:: Data excerpt ::

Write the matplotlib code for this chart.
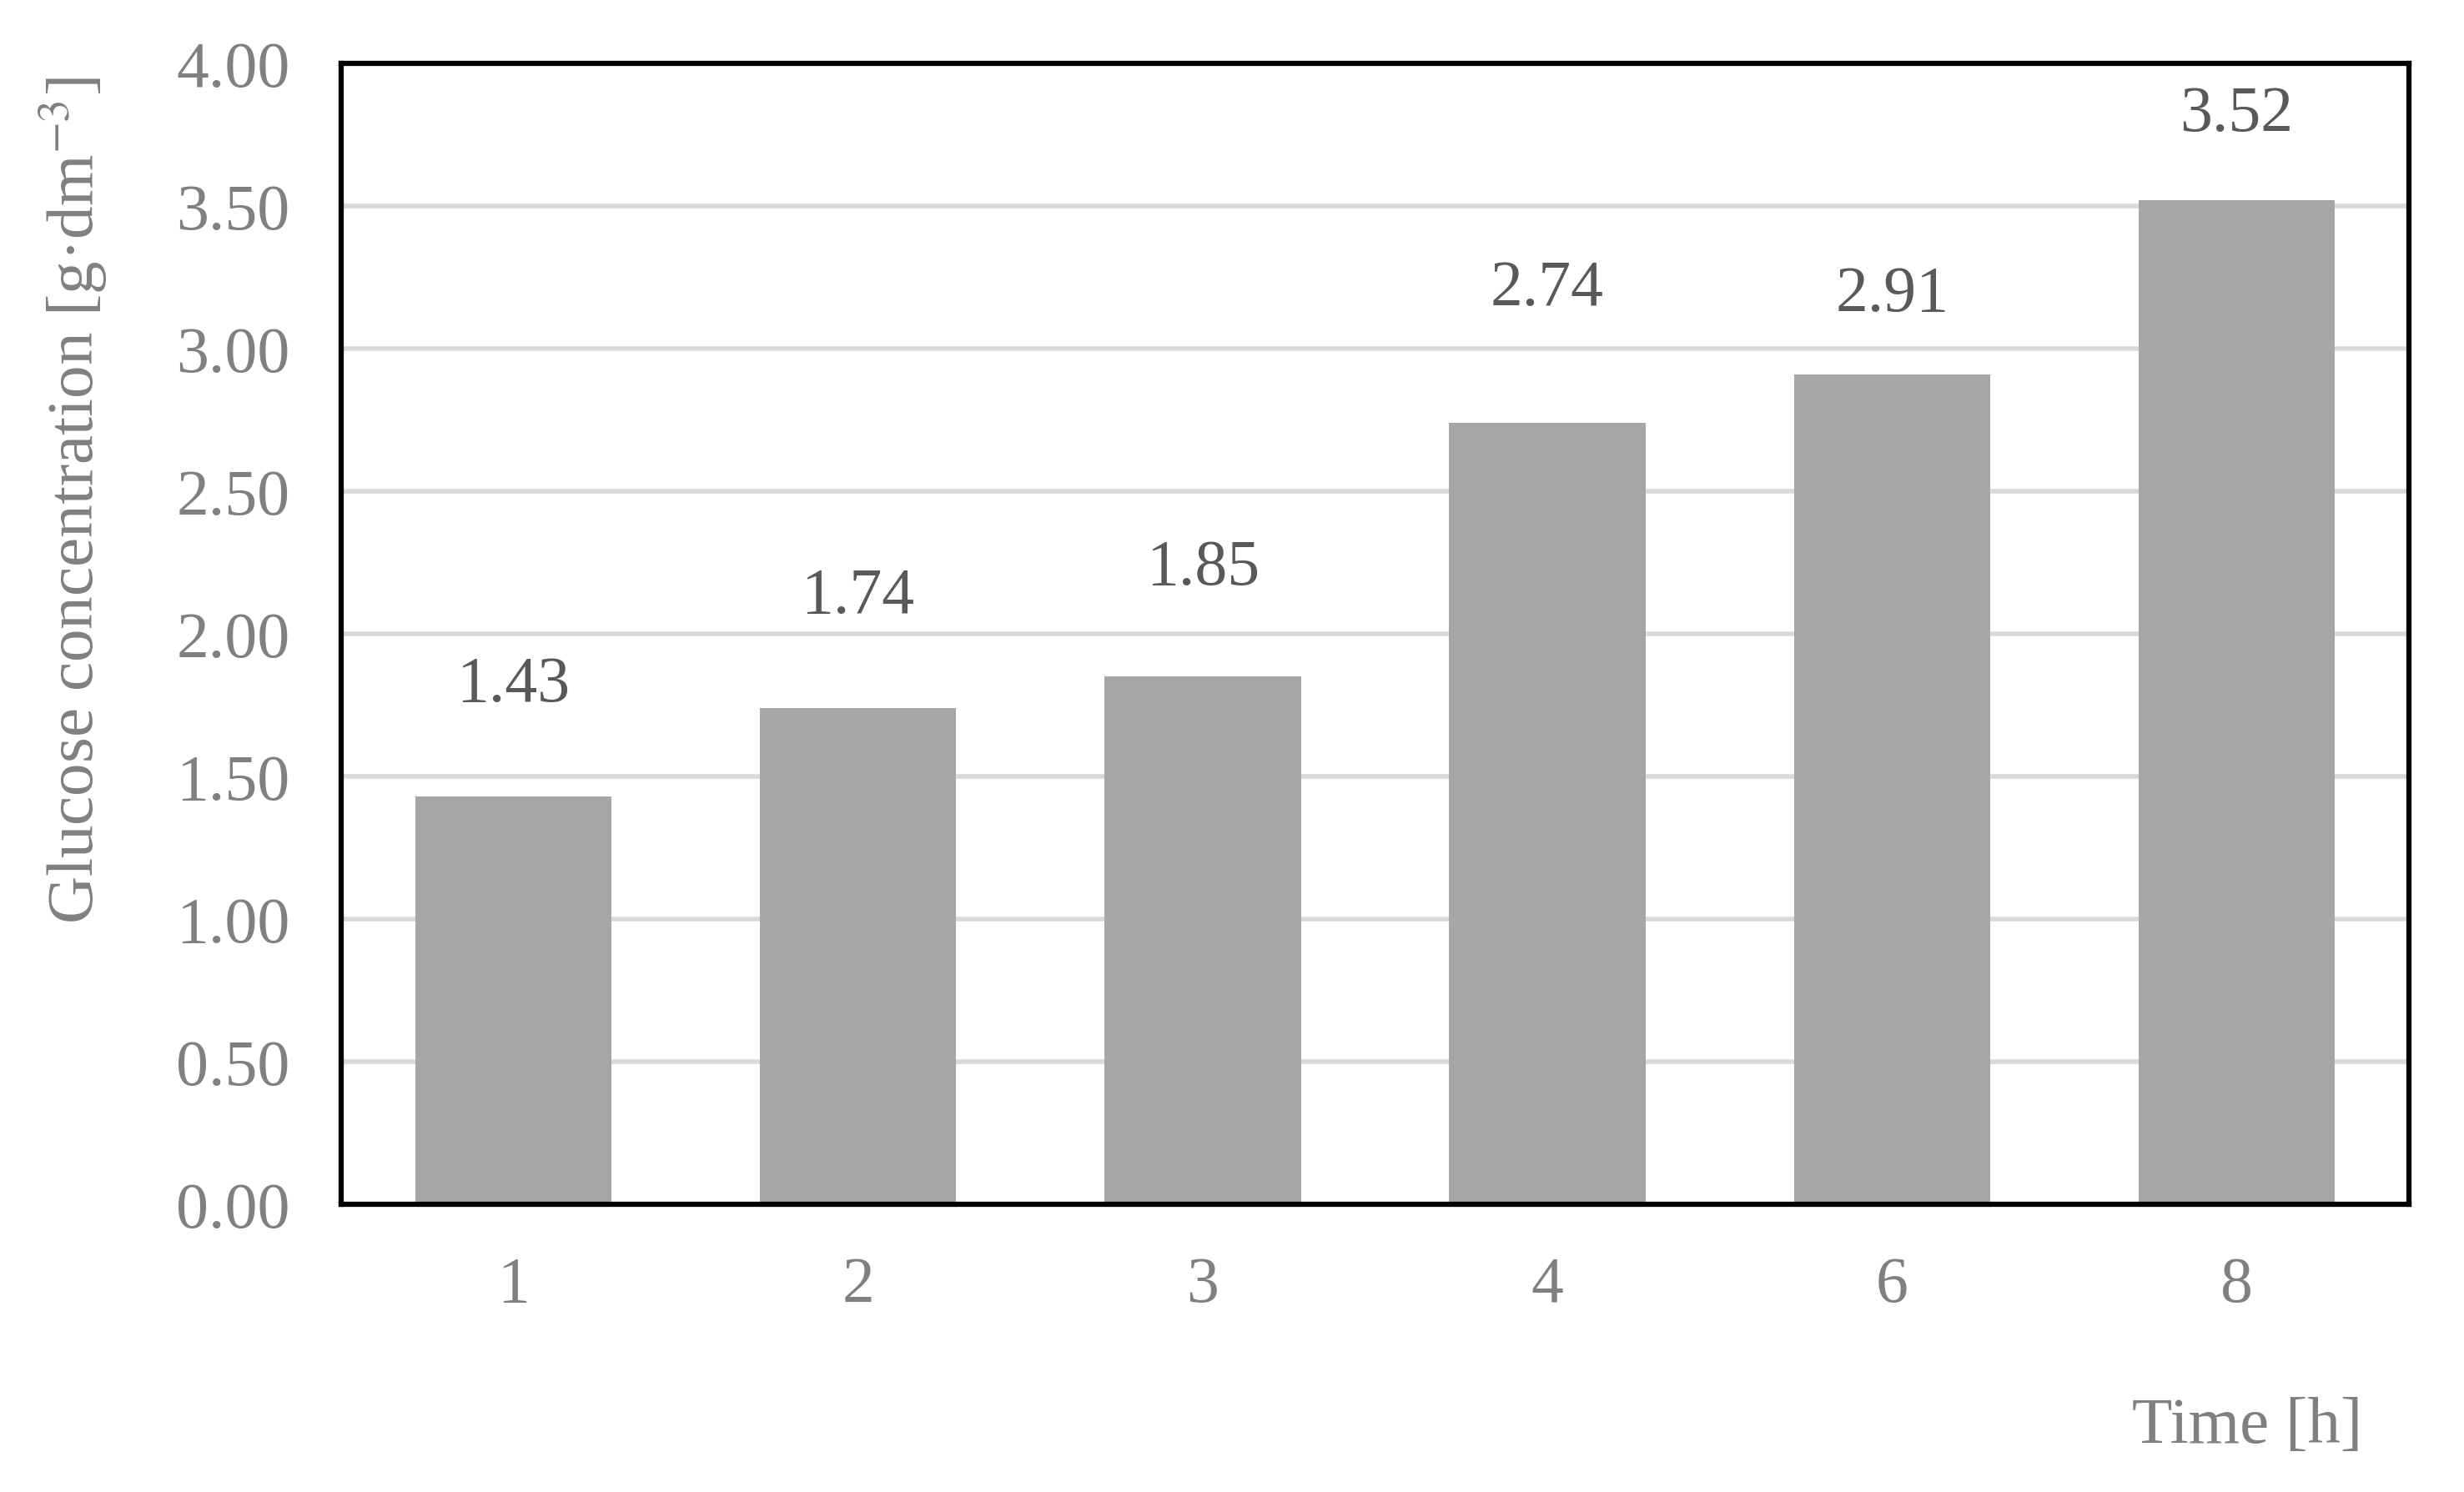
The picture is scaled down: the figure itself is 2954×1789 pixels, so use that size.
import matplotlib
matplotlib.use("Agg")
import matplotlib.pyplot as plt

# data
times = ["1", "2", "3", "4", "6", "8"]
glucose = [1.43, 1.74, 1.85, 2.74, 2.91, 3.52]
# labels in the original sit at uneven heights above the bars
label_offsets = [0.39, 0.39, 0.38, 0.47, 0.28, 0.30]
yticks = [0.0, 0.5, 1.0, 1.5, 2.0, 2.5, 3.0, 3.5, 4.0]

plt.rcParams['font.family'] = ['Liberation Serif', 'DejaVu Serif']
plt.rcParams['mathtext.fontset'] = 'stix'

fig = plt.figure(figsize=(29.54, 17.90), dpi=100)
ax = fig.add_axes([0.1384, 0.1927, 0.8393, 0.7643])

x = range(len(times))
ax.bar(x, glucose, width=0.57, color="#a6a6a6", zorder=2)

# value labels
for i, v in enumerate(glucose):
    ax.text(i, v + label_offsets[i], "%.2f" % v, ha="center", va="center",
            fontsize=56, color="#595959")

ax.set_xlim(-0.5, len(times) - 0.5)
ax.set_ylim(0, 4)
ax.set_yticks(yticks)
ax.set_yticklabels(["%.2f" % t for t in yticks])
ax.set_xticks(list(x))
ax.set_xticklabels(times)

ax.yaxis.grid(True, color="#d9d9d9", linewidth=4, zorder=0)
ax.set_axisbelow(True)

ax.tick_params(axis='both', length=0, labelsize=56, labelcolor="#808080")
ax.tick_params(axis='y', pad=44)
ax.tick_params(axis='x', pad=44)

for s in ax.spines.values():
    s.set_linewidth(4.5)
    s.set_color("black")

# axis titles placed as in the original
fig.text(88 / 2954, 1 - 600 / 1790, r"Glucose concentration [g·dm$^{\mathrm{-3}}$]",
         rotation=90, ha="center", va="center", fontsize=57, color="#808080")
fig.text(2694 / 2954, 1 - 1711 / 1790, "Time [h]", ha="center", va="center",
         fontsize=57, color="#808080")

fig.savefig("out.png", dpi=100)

:::

[Exercise directions]:
Reproduce, without alteration, solely the lines beginning at the line that includes "The picture is" and ending at the line that includes "import matplotlib.pyplot as plt", both lines included.

[Answer for this exercise]:
The picture is scaled down: the figure itself is 2954×1789 pixels, so use that size.
import matplotlib
matplotlib.use("Agg")
import matplotlib.pyplot as plt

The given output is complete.